■ **COLLECTED DATA**:
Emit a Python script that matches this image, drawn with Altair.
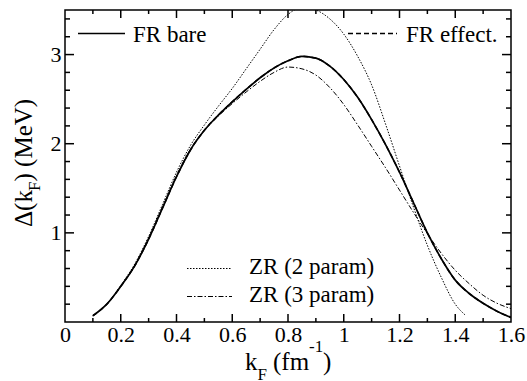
import altair as alt
import pandas as pd

# ---------------- data ----------------
k_grid = [0.1, 0.15, 0.2, 0.25, 0.3, 0.35, 0.4, 0.45, 0.5, 0.55, 0.6, 0.65, 0.7, 0.75,
          0.8, 0.85, 0.9, 0.95, 1.0, 1.05, 1.1, 1.15, 1.2, 1.25, 1.3, 1.35, 1.4, 1.45,
          1.5, 1.55, 1.6]

fr_bare = [0.07, 0.20, 0.40, 0.63, 0.93, 1.28, 1.63, 1.93, 2.15, 2.32, 2.47, 2.61, 2.74,
           2.85, 2.93, 2.98, 2.96, 2.87, 2.72, 2.52, 2.27, 1.99, 1.68, 1.34, 1.00, 0.71,
           0.47, 0.32, 0.21, 0.12, 0.05]

fr_effect = [0.07, 0.20, 0.40, 0.63, 0.93, 1.28, 1.63, 1.93, 2.15, 2.32, 2.47, 2.61, 2.74,
             2.85, 2.93, 2.98, 2.96, 2.87, 2.72, 2.52, 2.27, 1.99, 1.68, 1.34, 1.00, 0.71,
             0.47, 0.32, 0.21, 0.12, 0.05]

zr3 = [0.07, 0.20, 0.40, 0.63, 0.94, 1.29, 1.64, 1.94, 2.15, 2.31, 2.45, 2.58, 2.70,
       2.80, 2.86, 2.84, 2.77, 2.63, 2.44, 2.21, 1.97, 1.73, 1.48, 1.23, 0.99, 0.77,
       0.58, 0.43, 0.30, 0.21, 0.15]

k_zr2 = [0.1, 0.15, 0.2, 0.25, 0.3, 0.35, 0.4, 0.45, 0.5, 0.55, 0.6, 0.65, 0.7, 0.75,
         0.8, 0.85, 0.9, 0.95, 1.0, 1.05, 1.1, 1.15, 1.2, 1.25, 1.3, 1.35, 1.4, 1.435]
zr2 = [0.07, 0.20, 0.41, 0.65, 0.96, 1.32, 1.68, 1.98, 2.21, 2.42, 2.62, 2.84, 3.06,
       3.28, 3.45, 3.53, 3.50, 3.40, 3.23, 2.98, 2.66, 2.22, 1.75, 1.29, 0.86, 0.50,
       0.20, 0.08]

x_major = [0.2, 0.4, 0.6, 0.8, 1.0, 1.2, 1.4]
x_minor = [0.1, 0.3, 0.5, 0.7, 0.9, 1.1, 1.3, 1.5]
y_major = [1, 2, 3]
y_minor = [0.2, 0.4, 0.6, 0.8, 1.2, 1.4, 1.6, 1.8, 2.2, 2.4, 2.6, 2.8, 3.2, 3.4]
x_labels = [0, 0.2, 0.4, 0.6, 0.8, 1.0, 1.2, 1.4, 1.6]
y_labels = [1, 2, 3]

legend_labels = ["FR bare", "FR effect.", "ZR (2 param)", "ZR (3 param)"]

# ---------------- layout ----------------
W, H = 446, 312
FONT = "Liberation Serif"

xs = alt.Scale(domain=[0, 1.6], nice=False, zero=False)
ys = alt.Scale(domain=[0, 3.5], nice=False, zero=False)

AX = alt.Axis(values=x_labels, format="~g", title="", ticks=False, domain=False, grid=False,
              labelFont=FONT, labelFontSize=22, labelColor="black", labelPadding=2,
              labelFlush=False)
AY = alt.Axis(values=y_labels, format="~g", title="", ticks=False, domain=False, grid=False,
              labelFont=FONT, labelFontSize=22, labelColor="black", labelPadding=4,
              labelFlush=False)


def series(kv, vals):
    return pd.DataFrame({"k": kv, "d": vals})


def line(df, dash=None, width=1.6):
    kw = dict(clip=True, color="black", strokeWidth=width, interpolate="monotone")
    if dash:
        kw["strokeDash"] = dash
    return alt.Chart(df).mark_line(**kw).encode(
        x=alt.X("k:Q", scale=xs, axis=AX),
        y=alt.Y("d:Q", scale=ys, axis=AY))


layers = []
layers.append(line(series(k_zr2, zr2), dash=[1.5, 1.5], width=1.0))
layers.append(line(series(k_grid, zr3), dash=[5, 2, 1.5, 2], width=1.0))
layers.append(line(series(k_grid, fr_effect), dash=[5, 3], width=1.5))
layers.append(line(series(k_grid, fr_bare), width=1.7))


# inward ticks on all four sides
def xticks(vals, length):
    df = pd.DataFrame({"k": vals})
    b = alt.Chart(df).mark_rule(color="black", strokeWidth=1.5).encode(
        x=alt.X("k:Q", scale=xs, axis=AX), y=alt.value(H), y2=alt.value(H - length))
    t = alt.Chart(df).mark_rule(color="black", strokeWidth=1.5).encode(
        x=alt.X("k:Q", scale=xs, axis=AX), y=alt.value(0), y2=alt.value(length))
    return [b, t]


def yticks(vals, length):
    df = pd.DataFrame({"d": vals})
    l = alt.Chart(df).mark_rule(color="black", strokeWidth=1.5).encode(
        y=alt.Y("d:Q", scale=ys, axis=AY), x=alt.value(0), x2=alt.value(length))
    r = alt.Chart(df).mark_rule(color="black", strokeWidth=1.5).encode(
        y=alt.Y("d:Q", scale=ys, axis=AY), x=alt.value(W), x2=alt.value(W - length))
    return [l, r]


layers += xticks(x_major, 8) + xticks(x_minor, 4) + yticks(y_major, 9) + yticks(y_minor, 5)


# legend samples and labels
def sample(x1, x2, y, dash=None, width=1.5):
    kw = dict(color="black", strokeWidth=width)
    if dash:
        kw["strokeDash"] = dash
    return alt.Chart(pd.DataFrame({"a": [0]})).mark_rule(**kw).encode(
        x=alt.value(x1), x2=alt.value(x2), y=alt.value(y))


def label(txt, x, y, size=23, dx=0, dy=0, angle=0):
    kw = dict(font=FONT, fontSize=size, align="left", baseline="alphabetic", color="black")
    if dx:
        kw["dx"] = dx
    if dy:
        kw["dy"] = dy
    if angle:
        kw["angle"] = angle
    return alt.Chart(pd.DataFrame({"s": [txt]})).mark_text(**kw).encode(
        x=alt.value(x), y=alt.value(y), text="s:N")


layers += [
    sample(13, 60, 23.5, width=1.6),
    label(legend_labels[0], 68, 31.5),
    sample(283, 332, 23.5, dash=[5, 3]),
    label(legend_labels[1], 341, 31.5),
    sample(122, 167, 258.5, dash=[1.5, 1.5], width=1.0),
    label(legend_labels[2], 184, 263.5),
    sample(122, 167, 286.5, dash=[5, 2, 1.5, 2], width=1.0),
    label(legend_labels[3], 184, 291.5),
]

# x-axis title: k_F (fm^-1)
layers += [
    label("k", 180, 360, size=25),
    label("F", 192.5, 370, size=17),
    label("(fm", 208, 360, size=25),
    label("-1", 244, 342, size=17),
    label(")", 258, 360, size=25),
]

# y-axis title: Δ(k_F) (MeV), rotated
yx, yy = -33, 217
layers += [
    label("Δ(k", yx, yy, size=25, angle=270),
    label("F", yx, yy, size=17, angle=270, dx=36, dy=8),
    label(") (MeV)", yx, yy, size=25, angle=270, dx=45.5),
]

chart = alt.layer(*layers).properties(
    width=W, height=H,
    autosize=alt.AutoSizeParams(type="none"),
    padding={"left": 65, "top": 10, "right": 16, "bottom": 59},
).configure(
    font=FONT,
    background="white",
    view=alt.ViewConfig(stroke="black", strokeWidth=1.5),
)

chart.save("out.html", embed_options={"renderer": "svg", "actions": False})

■ **TASK TO CARRY OUT**:
Copy out each line word for word, please, skipping the images.

■ **ANSWER TO THIS TASK**:
Emit a Python script that matches this image, drawn with Altair.
import altair as alt
import pandas as pd

# ---------------- data ----------------
k_grid = [0.1, 0.15, 0.2, 0.25, 0.3, 0.35, 0.4, 0.45, 0.5, 0.55, 0.6, 0.65, 0.7, 0.75,
          0.8, 0.85, 0.9, 0.95, 1.0, 1.05, 1.1, 1.15, 1.2, 1.25, 1.3, 1.35, 1.4, 1.45,
          1.5, 1.55, 1.6]

fr_bare = [0.07, 0.20, 0.40, 0.63, 0.93, 1.28, 1.63, 1.93, 2.15, 2.32, 2.47, 2.61, 2.74,
           2.85, 2.93, 2.98, 2.96, 2.87, 2.72, 2.52, 2.27, 1.99, 1.68, 1.34, 1.00, 0.71,
           0.47, 0.32, 0.21, 0.12, 0.05]

fr_effect = [0.07, 0.20, 0.40, 0.63, 0.93, 1.28, 1.63, 1.93, 2.15, 2.32, 2.47, 2.61, 2.74,
             2.85, 2.93, 2.98, 2.96, 2.87, 2.72, 2.52, 2.27, 1.99, 1.68, 1.34, 1.00, 0.71,
             0.47, 0.32, 0.21, 0.12, 0.05]

zr3 = [0.07, 0.20, 0.40, 0.63, 0.94, 1.29, 1.64, 1.94, 2.15, 2.31, 2.45, 2.58, 2.70,
       2.80, 2.86, 2.84, 2.77, 2.63, 2.44, 2.21, 1.97, 1.73, 1.48, 1.23, 0.99, 0.77,
       0.58, 0.43, 0.30, 0.21, 0.15]

k_zr2 = [0.1, 0.15, 0.2, 0.25, 0.3, 0.35, 0.4, 0.45, 0.5, 0.55, 0.6, 0.65, 0.7, 0.75,
         0.8, 0.85, 0.9, 0.95, 1.0, 1.05, 1.1, 1.15, 1.2, 1.25, 1.3, 1.35, 1.4, 1.435]
zr2 = [0.07, 0.20, 0.41, 0.65, 0.96, 1.32, 1.68, 1.98, 2.21, 2.42, 2.62, 2.84, 3.06,
       3.28, 3.45, 3.53, 3.50, 3.40, 3.23, 2.98, 2.66, 2.22, 1.75, 1.29, 0.86, 0.50,
       0.20, 0.08]

x_major = [0.2, 0.4, 0.6, 0.8, 1.0, 1.2, 1.4]
x_minor = [0.1, 0.3, 0.5, 0.7, 0.9, 1.1, 1.3, 1.5]
y_major = [1, 2, 3]
y_minor = [0.2, 0.4, 0.6, 0.8, 1.2, 1.4, 1.6, 1.8, 2.2, 2.4, 2.6, 2.8, 3.2, 3.4]
x_labels = [0, 0.2, 0.4, 0.6, 0.8, 1.0, 1.2, 1.4, 1.6]
y_labels = [1, 2, 3]

legend_labels = ["FR bare", "FR effect.", "ZR (2 param)", "ZR (3 param)"]

# ---------------- layout ----------------
W, H = 446, 312
FONT = "Liberation Serif"

xs = alt.Scale(domain=[0, 1.6], nice=False, zero=False)
ys = alt.Scale(domain=[0, 3.5], nice=False, zero=False)

AX = alt.Axis(values=x_labels, format="~g", title="", ticks=False, domain=False, grid=False,
              labelFont=FONT, labelFontSize=22, labelColor="black", labelPadding=2,
              labelFlush=False)
AY = alt.Axis(values=y_labels, format="~g", title="", ticks=False, domain=False, grid=False,
              labelFont=FONT, labelFontSize=22, labelColor="black", labelPadding=4,
              labelFlush=False)


def series(kv, vals):
    return pd.DataFrame({"k": kv, "d": vals})


def line(df, dash=None, width=1.6):
    kw = dict(clip=True, color="black", strokeWidth=width, interpolate="monotone")
    if dash:
        kw["strokeDash"] = dash
    return alt.Chart(df).mark_line(**kw).encode(
        x=alt.X("k:Q", scale=xs, axis=AX),
        y=alt.Y("d:Q", scale=ys, axis=AY))


layers = []
layers.append(line(series(k_zr2, zr2), dash=[1.5, 1.5], width=1.0))
layers.append(line(series(k_grid, zr3), dash=[5, 2, 1.5, 2], width=1.0))
layers.append(line(series(k_grid, fr_effect), dash=[5, 3], width=1.5))
layers.append(line(series(k_grid, fr_bare), width=1.7))


# inward ticks on all four sides
def xticks(vals, length):
    df = pd.DataFrame({"k": vals})
    b = alt.Chart(df).mark_rule(color="black", strokeWidth=1.5).encode(
        x=alt.X("k:Q", scale=xs, axis=AX), y=alt.value(H), y2=alt.value(H - length))
    t = alt.Chart(df).mark_rule(color="black", strokeWidth=1.5).encode(
        x=alt.X("k:Q", scale=xs, axis=AX), y=alt.value(0), y2=alt.value(length))
    return [b, t]


def yticks(vals, length):
    df = pd.DataFrame({"d": vals})
    l = alt.Chart(df).mark_rule(color="black", strokeWidth=1.5).encode(
        y=alt.Y("d:Q", scale=ys, axis=AY), x=alt.value(0), x2=alt.value(length))
    r = alt.Chart(df).mark_rule(color="black", strokeWidth=1.5).encode(
        y=alt.Y("d:Q", scale=ys, axis=AY), x=alt.value(W), x2=alt.value(W - length))
    return [l, r]


layers += xticks(x_major, 8) + xticks(x_minor, 4) + yticks(y_major, 9) + yticks(y_minor, 5)


# legend samples and labels
def sample(x1, x2, y, dash=None, width=1.5):
    kw = dict(color="black", strokeWidth=width)
    if dash:
        kw["strokeDash"] = dash
    return alt.Chart(pd.DataFrame({"a": [0]})).mark_rule(**kw).encode(
        x=alt.value(x1), x2=alt.value(x2), y=alt.value(y))


def label(txt, x, y, size=23, dx=0, dy=0, angle=0):
    kw = dict(font=FONT, fontSize=size, align="left", baseline="alphabetic", color="black")
    if dx:
        kw["dx"] = dx
    if dy:
        kw["dy"] = dy
    if angle:
        kw["angle"] = angle
    return alt.Chart(pd.DataFrame({"s": [txt]})).mark_text(**kw).encode(
        x=alt.value(x), y=alt.value(y), text="s:N")


layers += [
    sample(13, 60, 23.5, width=1.6),
    label(legend_labels[0], 68, 31.5),
    sample(283, 332, 23.5, dash=[5, 3]),
    label(legend_labels[1], 341, 31.5),
    sample(122, 167, 258.5, dash=[1.5, 1.5], width=1.0),
    label(legend_labels[2], 184, 263.5),
    sample(122, 167, 286.5, dash=[5, 2, 1.5, 2], width=1.0),
    label(legend_labels[3], 184, 291.5),
]

# x-axis title: k_F (fm^-1)
layers += [
    label("k", 180, 360, size=25),
    label("F", 192.5, 370, size=17),
    label("(fm", 208, 360, size=25),
    label("-1", 244, 342, size=17),
    label(")", 258, 360, size=25),
]

# y-axis title: Δ(k_F) (MeV), rotated
yx, yy = -33, 217
layers += [
    label("Δ(k", yx, yy, size=25, angle=270),
    label("F", yx, yy, size=17, angle=270, dx=36, dy=8),
    label(") (MeV)", yx, yy, size=25, angle=270, dx=45.5),
]

chart = alt.layer(*layers).properties(
    width=W, height=H,
    autosize=alt.AutoSizeParams(type="none"),
    padding={"left": 65, "top": 10, "right": 16, "bottom": 59},
).configure(
    font=FONT,
    background="white",
    view=alt.ViewConfig(stroke="black", strokeWidth=1.5),
)

chart.save("out.html", embed_options={"renderer": "svg", "actions": False})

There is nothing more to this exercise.